Perbandingan ini menyoroti bahwa konsep instrumen gong berpencon adalah warisan budaya yang kaya di seluruh Asia Tenggara. Meskipun memiliki prinsip dasar yang sama, setiap daerah telah mengadaptasi dan mengembangkannya menjadi bentuk yang unik, mencerminkan kekayaan musikal dan keragaman budaya Nusantara.
Kesimpulan
Bonang, dengan segala keindahan suaranya dan kompleksitas perannya, berdiri sebagai salah satu instrumen terpenting dalam khazanah musik gamelan di Indonesia. Dari akar sejarahnya yang dalam di kerajaan-kerajaan kuno Jawa hingga resonansinya di panggung-panggung modern, bonang telah membuktikan ketahanannya dan kemampuannya untuk beradaptasi.

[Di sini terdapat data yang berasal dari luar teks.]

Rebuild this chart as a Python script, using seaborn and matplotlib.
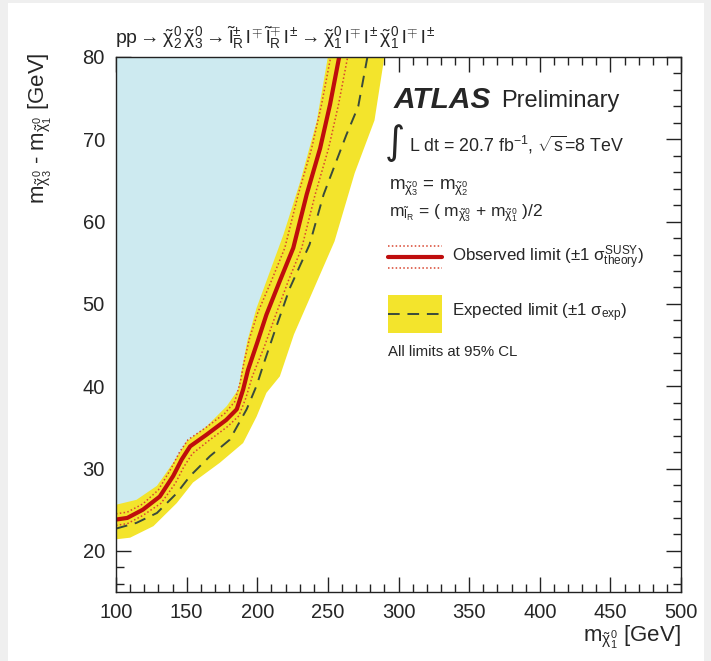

Anatominya yang terdiri dari pencon, pencu, rancak, tali, dan tabuh, semuanya merupakan hasil dari keahlian pandai gamelan yang luar biasa, menciptakan instrumen yang tidak hanya indah secara visual tetapi juga kaya akan kedalaman suara. Berbagai jenis bonang—barung, penerus, panembung, hingga Sekaten—masing-masing memainkan peran unik dalam membentuk melodi, harmoni, dan tekstur musik gamelan, menjadikannya sebuah orkestra yang hidup dan bernapas.
Lebih dari sekadar instrumen, bonang adalah simbol filosofi tentang harmoni kosmos, kepemimpinan yang bijaksana, dialog yang seimbang, dan ketaatan yang kreatif. Ia adalah penanda identitas budaya, penjaga tradisi, dan jembatan menuju pengalaman spiritual. Dalam konteks modern, bonang terus berevolusi, menemukan tempat dalam pendidikan, fusi musik, dan pertunjukan kontemporer, sambil tetap mempertahankan esensi tradisionalnya.
Upaya pelestarian dan pengembangan bonang adalah tugas kita bersama. Dengan memahami dan menghargai nilai-nilai yang terkandung di dalamnya, kita tidak hanya melestarikan sebuah alat musik, tetapi juga sebuah warisan budaya takbenda yang tak ternilai harganya, yang terus memberikan inspirasi dan keindahan bagi dunia. Bonang akan terus bergaung, membawa melodi-melodi masa lalu ke masa kini, dan melahirkan harmoni baru untuk masa depan.